Meanwhile the costs of basic foodstuffs - sugar, flour, milk, etc. - have increased anywhere from 70% to 250% since 2008. As have Brooks Brothers shoes.


I was fine with your analysis up until the final few sentences. I think it's a stretch to tie 25% YOY increases in BB Peal shoe prices to core inflation. First, because the BB increase is outpacing core inflation by a big margin. Second, because Peal shoes are a luxury good (maybe not Robb Report, capital-L luxury, but luxury in as much as they're priced in what must be the 95th percentile of men's dress shoes in the country).

A more likely explanation of the BB price hikes is that, well, the high-end market can bear it.

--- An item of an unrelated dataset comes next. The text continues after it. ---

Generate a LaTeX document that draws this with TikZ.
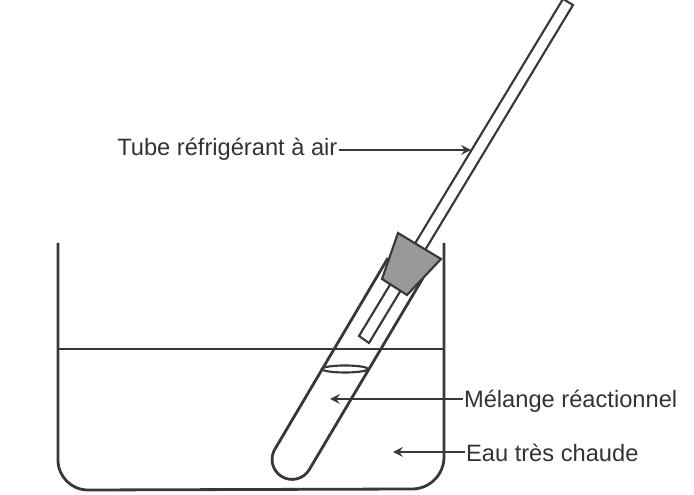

The fact is, our economy is sharply bimodal, and depending on the scope of your analysis, arguably even more polymodal. The luxury goods markets have been booming for years now. Other consumer markets? Not so much. My guess is tha BB sells the majority of its Peals to the highly affluent, and the highly affluent are doin' just fine.

Now, if the prices of -all- BB dress shoes were going up by roughly the same margin YOY, I think you'd be onto something. But AFAIK, it's just their Peals.

An alternative hypothesis would be that most of the Peals are made in the UK, and there might be import and COGS factors involved. But these seem insufficient to account for such steady price hikes. (Good way to test this hypothesis: have the prices of other A. Sargent and Crockett & Jones shoes been increasing dramatically YOY?)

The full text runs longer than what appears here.